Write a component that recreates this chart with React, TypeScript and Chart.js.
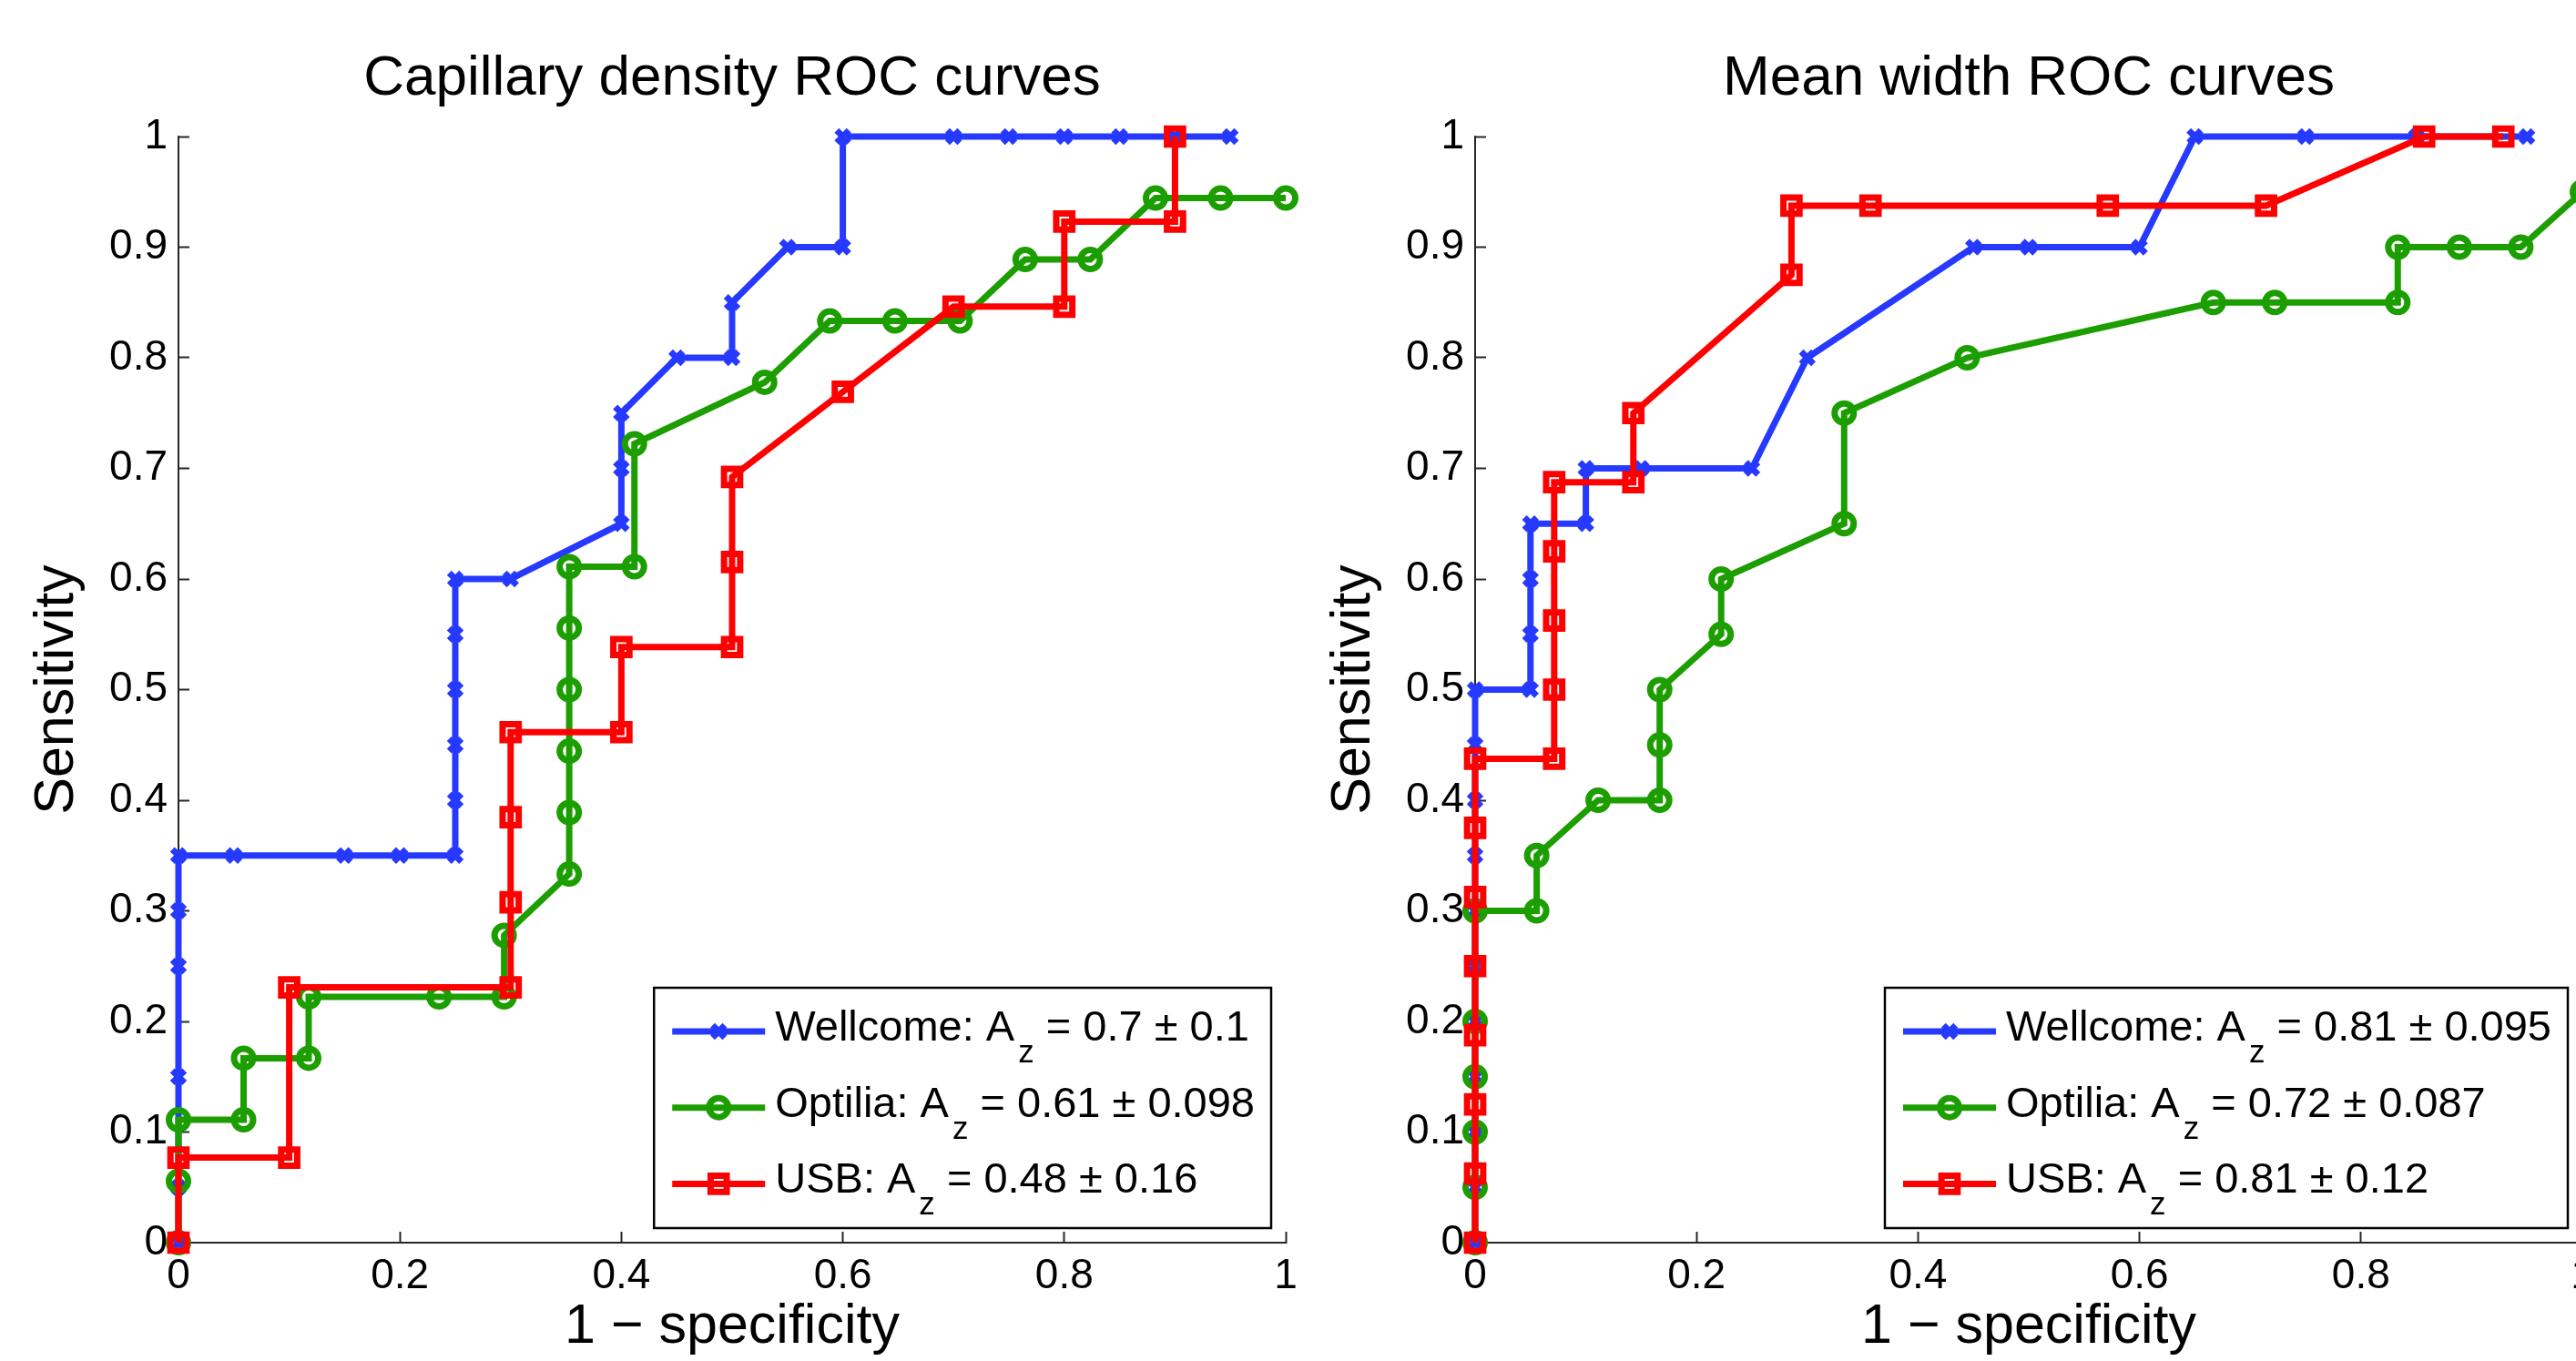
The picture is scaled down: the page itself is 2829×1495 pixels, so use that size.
import React, { useEffect, useRef } from 'react';
import { Chart, registerables } from 'chart.js';

Chart.register(...registerables);

const FONT = '"Liberation Sans", Arial, Helvetica, sans-serif';
const BLUE = '#2639ff';
const GREEN = '#1c9e00';
const RED = '#ff0000';

// ---------- Capillary density (left) ----------
const capWellcomeX = [0, 0, 0, 0, 0, 0, 0.05, 0.15, 0.2, 0.25, 0.25, 0.25, 0.25, 0.25, 0.25, 0.3, 0.4, 0.4, 0.4, 0.45, 0.5, 0.5, 0.55, 0.6, 0.6, 0.7, 0.75, 0.8, 0.85, 0.9, 0.95];
const capWellcomeY = [0, 0.05, 0.15, 0.25, 0.3, 0.35, 0.35, 0.35, 0.35, 0.35, 0.4, 0.45, 0.5, 0.55, 0.6, 0.6, 0.65, 0.7, 0.75, 0.8, 0.8, 0.85, 0.9, 0.9, 1, 1, 1, 1, 1, 1, 1];

const capOptiliaX = [0, 0, 0, 0.0588, 0.0588, 0.1176, 0.1176, 0.2353, 0.2941, 0.2941, 0.3529, 0.3529, 0.3529, 0.3529, 0.3529, 0.3529, 0.4118, 0.4118, 0.5294, 0.5882, 0.6471, 0.7059, 0.7647, 0.8235, 0.8824, 0.9412, 1];
const capOptiliaY = [0, 0.0556, 0.1111, 0.1111, 0.1667, 0.1667, 0.2222, 0.2222, 0.2222, 0.2778, 0.3333, 0.3889, 0.4444, 0.5, 0.5556, 0.6111, 0.6111, 0.7222, 0.7778, 0.8333, 0.8333, 0.8333, 0.8889, 0.8889, 0.9444, 0.9444, 0.9444];

const capUsbX = [0, 0, 0.1, 0.1, 0.3, 0.3, 0.3, 0.3, 0.4, 0.4, 0.5, 0.5, 0.5, 0.6, 0.7, 0.8, 0.8, 0.9, 0.9];
const capUsbY = [0, 0.0769, 0.0769, 0.2308, 0.2308, 0.3077, 0.3846, 0.4615, 0.4615, 0.5385, 0.5385, 0.6154, 0.6923, 0.7692, 0.8462, 0.8462, 0.9231, 0.9231, 1];

// ---------- Mean width (right) ----------
const meanWellcomeX = [0, 0, 0, 0, 0, 0, 0, 0, 0, 0, 0, 0.05, 0.05, 0.05, 0.05, 0.1, 0.1, 0.15, 0.25, 0.3, 0.45, 0.5, 0.6, 0.65, 0.75, 0.85, 0.95];
const meanWellcomeY = [0, 0.05, 0.1, 0.15, 0.2, 0.25, 0.3, 0.35, 0.4, 0.45, 0.5, 0.5, 0.55, 0.6, 0.65, 0.65, 0.7, 0.7, 0.7, 0.8, 0.9, 0.9, 0.9, 1, 1, 1, 1];

const meanOptiliaX = [0, 0, 0, 0, 0, 0, 0.0556, 0.0556, 0.1111, 0.1667, 0.1667, 0.1667, 0.2222, 0.2222, 0.3333, 0.3333, 0.4444, 0.6667, 0.7222, 0.8333, 0.8333, 0.8889, 0.9444, 1];
const meanOptiliaY = [0, 0.05, 0.1, 0.15, 0.2, 0.3, 0.3, 0.35, 0.4, 0.4, 0.45, 0.5, 0.55, 0.6, 0.65, 0.75, 0.8, 0.85, 0.85, 0.85, 0.9, 0.9, 0.9, 0.95];

const meanUsbX = [0, 0, 0, 0, 0, 0, 0, 0, 0.0714, 0.0714, 0.0714, 0.0714, 0.0714, 0.1429, 0.1429, 0.2857, 0.2857, 0.3571, 0.5714, 0.7143, 0.8571, 0.9286];
const meanUsbY = [0, 0.0625, 0.125, 0.1875, 0.25, 0.3125, 0.375, 0.4375, 0.4375, 0.5, 0.5625, 0.625, 0.6875, 0.6875, 0.75, 0.875, 0.9375, 0.9375, 0.9375, 0.9375, 1, 1];

// ---------- Labels ----------
const seriesNames = ['Wellcome', 'Optilia', 'USB'];
const capAz = ['0.7', '0.61', '0.48'];
const capAzErr = ['0.1', '0.098', '0.16'];
const meanAz = ['0.81', '0.72', '0.81'];
const meanAzErr = ['0.095', '0.087', '0.12'];
const chartTitles = ['Capillary density ROC curves', 'Mean width ROC curves'];
const xAxisTitle = '1 \u2212 specificity';
const yAxisTitle = 'Sensitivity';

const seriesColors = [BLUE, GREEN, RED];
const seriesStyles = ['crossRot', 'circle', 'rect'];
const seriesRadius = [9.5, 10.5, 12.5];
const LW = 7;

const fmtTick = (v: any) => String(Math.round(Number(v) * 10) / 10);

function drawMarker(ctx: CanvasRenderingContext2D, style: string, x: number, y: number, r: number, color: string, lw: number) {
  ctx.save();
  ctx.strokeStyle = color;
  ctx.lineWidth = lw;
  ctx.beginPath();
  if (style === 'circle') {
    ctx.arc(x, y, r, 0, Math.PI * 2);
  } else if (style === 'rect') {
    const s = r * Math.SQRT1_2;
    ctx.rect(x - s, y - s, 2 * s, 2 * s);
  } else {
    const o = r * Math.SQRT1_2;
    ctx.moveTo(x - o, y - o);
    ctx.lineTo(x + o, y + o);
    ctx.moveTo(x - o, y + o);
    ctx.lineTo(x + o, y - o);
  }
  ctx.stroke();
  ctx.restore();
}

const rocLegend = {
  id: 'rocLegend',
  afterDatasetsDraw(chart: any, _args: any, opts: any) {
    const { ctx, chartArea } = chart;
    const entries = opts.entries as any[];
    if (!entries) return;
    const mainFont = `47px ${FONT}`;
    const subFont = `35px ${FONT}`;
    ctx.save();
    const widths = entries.map((e) => {
      ctx.font = mainFont;
      const w1 = ctx.measureText(e.head).width;
      const w3 = ctx.measureText(e.tail).width;
      ctx.font = subFont;
      const w2 = ctx.measureText('z').width;
      return w1 + 4 + w2 + w3;
    });
    const textW = Math.max(...widths);
    const boxW = 133 + textW + 18;
    const boxH = 264;
    const right = chartArea.right - 16;
    const bottom = chartArea.bottom - 16;
    const left = right - boxW;
    const top = bottom - boxH;
    ctx.fillStyle = '#ffffff';
    ctx.fillRect(left, top, boxW, boxH);
    ctx.strokeStyle = '#000000';
    ctx.lineWidth = 2.5;
    ctx.strokeRect(left, top, boxW, boxH);
    entries.forEach((e, i) => {
      const cy = top + 48 + i * 83.7;
      ctx.strokeStyle = e.color;
      ctx.lineWidth = LW;
      ctx.beginPath();
      ctx.moveTo(left + 20, cy);
      ctx.lineTo(left + 122, cy);
      ctx.stroke();
      drawMarker(ctx, e.style, left + 71, cy, e.radius, e.color, LW);
      let x = left + 133;
      const base = cy + 10;
      ctx.fillStyle = '#000000';
      ctx.textBaseline = 'alphabetic';
      ctx.textAlign = 'left';
      ctx.font = mainFont;
      ctx.fillText(e.head, x, base);
      x += ctx.measureText(e.head).width + 4;
      ctx.font = subFont;
      ctx.fillText('z', x, base + 24);
      x += ctx.measureText('z').width;
      ctx.font = mainFont;
      ctx.fillText(e.tail, x, base);
    });
    ctx.restore();
  },
};

function makeDataset(i: number, xs: number[], ys: number[]) {
  return {
    label: seriesNames[i],
    data: xs.map((x, k) => ({ x, y: ys[k] })),
    borderColor: seriesColors[i],
    backgroundColor: seriesColors[i],
    borderWidth: LW,
    pointStyle: seriesStyles[i],
    pointRadius: seriesRadius[i],
    pointHoverRadius: seriesRadius[i],
    pointBorderWidth: LW,
    pointBorderColor: seriesColors[i],
    pointBackgroundColor: 'rgba(0,0,0,0)',
    tension: 0,
    fill: false,
    showLine: true,
    clip: 24,
    order: 2 - i,
  };
}

function makeConfig(title: string, sets: number[][][], az: string[], azErr: string[]) {
  const entries = seriesNames.map((n, i) => ({
    head: `${n}: A`,
    tail: ` = ${az[i]} \u00B1 ${azErr[i]}`,
    color: seriesColors[i],
    style: seriesStyles[i],
    radius: seriesRadius[i],
  }));
  return {
    type: 'line' as const,
    data: {
      datasets: sets.map((s, i) => makeDataset(i, s[0], s[1])),
    },
    plugins: [rocLegend],
    options: {
      responsive: false,
      animation: false as const,
      devicePixelRatio: 1,
      layout: { padding: { left: 0, right: 196, top: 0, bottom: 0 } },
      plugins: {
        legend: { display: false },
        tooltip: { enabled: false },
        title: {
          display: true,
          text: title,
          fullSize: false,
          color: '#000000',
          font: { family: FONT, size: 62, weight: 'normal' as const },
          padding: { top: 50, bottom: 25.6 },
        },
        rocLegend: { entries },
      },
      scales: {
        x: {
          type: 'linear' as const,
          position: 'bottom' as const,
          min: 0,
          max: 1,
          ticks: {
            stepSize: 0.2,
            color: '#000000',
            font: { family: FONT, size: 46 },
            padding: 22,
            maxRotation: 0,
            autoSkip: false,
            callback: fmtTick,
          },
          grid: { drawOnChartArea: false, drawTicks: true, tickLength: -12, tickColor: '#262626', tickWidth: 2 },
          border: { display: true, color: '#262626', width: 2 },
          title: {
            display: true,
            text: xAxisTitle,
            color: '#000000',
            font: { family: FONT, size: 61 },
            padding: { top: 0, bottom: 0 },
          },
          afterFit: (s: any) => {
            s.height = 130;
          },
        },
        y: {
          type: 'linear' as const,
          position: 'left' as const,
          min: 0,
          max: 1,
          ticks: {
            stepSize: 0.1,
            color: '#000000',
            font: { family: FONT, size: 46 },
            padding: 24,
            autoSkip: false,
            callback: fmtTick,
          },
          grid: { drawOnChartArea: false, drawTicks: true, tickLength: -12, tickColor: '#262626', tickWidth: 2 },
          border: { display: true, color: '#262626', width: 2 },
          title: {
            display: true,
            text: yAxisTitle,
            color: '#000000',
            font: { family: FONT, size: 61 },
            padding: { top: 27, bottom: 0 },
          },
          afterFit: (s: any) => {
            s.width = 196;
          },
        },
      },
    },
  };
}

export default function App() {
  const leftRef = useRef<HTMLCanvasElement | null>(null);
  const rightRef = useRef<HTMLCanvasElement | null>(null);

  useEffect(() => {
    Chart.defaults.font.family = FONT;
    const left = new Chart(
      leftRef.current as HTMLCanvasElement,
      makeConfig(
        chartTitles[0],
        [
          [capWellcomeX, capWellcomeY],
          [capOptiliaX, capOptiliaY],
          [capUsbX, capUsbY],
        ],
        capAz,
        capAzErr
      ) as any
    );
    const right = new Chart(
      rightRef.current as HTMLCanvasElement,
      makeConfig(
        chartTitles[1],
        [
          [meanWellcomeX, meanWellcomeY],
          [meanOptiliaX, meanOptiliaY],
          [meanUsbX, meanUsbY],
        ],
        meanAz,
        meanAzErr
      ) as any
    );
    return () => {
      left.destroy();
      right.destroy();
    };
  }, []);

  return (
    <div
      style={{
        position: 'absolute',
        left: 0,
        top: 0,
        width: 2829,
        height: 1495,
        overflow: 'hidden',
        background: '#ffffff',
      }}
    >
      <canvas
        ref={leftRef}
        width={1608}
        height={1495}
        style={{ position: 'absolute', left: 0, top: 0, width: 1608, height: 1495 }}
      />
      <canvas
        ref={rightRef}
        width={1608}
        height={1495}
        style={{ position: 'absolute', left: 1424, top: 0, width: 1608, height: 1495 }}
      />
    </div>
  );
}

○ ○ ○

Using the data above, reproduce exactly the lines from the line that contains "The picture is" through the line that contains "0.9444, 0.9444, 0.9444];", including both.

The picture is scaled down: the page itself is 2829×1495 pixels, so use that size.
import React, { useEffect, useRef } from 'react';
import { Chart, registerables } from 'chart.js';

Chart.register(...registerables);

const FONT = '"Liberation Sans", Arial, Helvetica, sans-serif';
const BLUE = '#2639ff';
const GREEN = '#1c9e00';
const RED = '#ff0000';

// ---------- Capillary density (left) ----------
const capWellcomeX = [0, 0, 0, 0, 0, 0, 0.05, 0.15, 0.2, 0.25, 0.25, 0.25, 0.25, 0.25, 0.25, 0.3, 0.4, 0.4, 0.4, 0.45, 0.5, 0.5, 0.55, 0.6, 0.6, 0.7, 0.75, 0.8, 0.85, 0.9, 0.95];
const capWellcomeY = [0, 0.05, 0.15, 0.25, 0.3, 0.35, 0.35, 0.35, 0.35, 0.35, 0.4, 0.45, 0.5, 0.55, 0.6, 0.6, 0.65, 0.7, 0.75, 0.8, 0.8, 0.85, 0.9, 0.9, 1, 1, 1, 1, 1, 1, 1];

const capOptiliaX = [0, 0, 0, 0.0588, 0.0588, 0.1176, 0.1176, 0.2353, 0.2941, 0.2941, 0.3529, 0.3529, 0.3529, 0.3529, 0.3529, 0.3529, 0.4118, 0.4118, 0.5294, 0.5882, 0.6471, 0.7059, 0.7647, 0.8235, 0.8824, 0.9412, 1];
const capOptiliaY = [0, 0.0556, 0.1111, 0.1111, 0.1667, 0.1667, 0.2222, 0.2222, 0.2222, 0.2778, 0.3333, 0.3889, 0.4444, 0.5, 0.5556, 0.6111, 0.6111, 0.7222, 0.7778, 0.8333, 0.8333, 0.8333, 0.8889, 0.8889, 0.9444, 0.9444, 0.9444];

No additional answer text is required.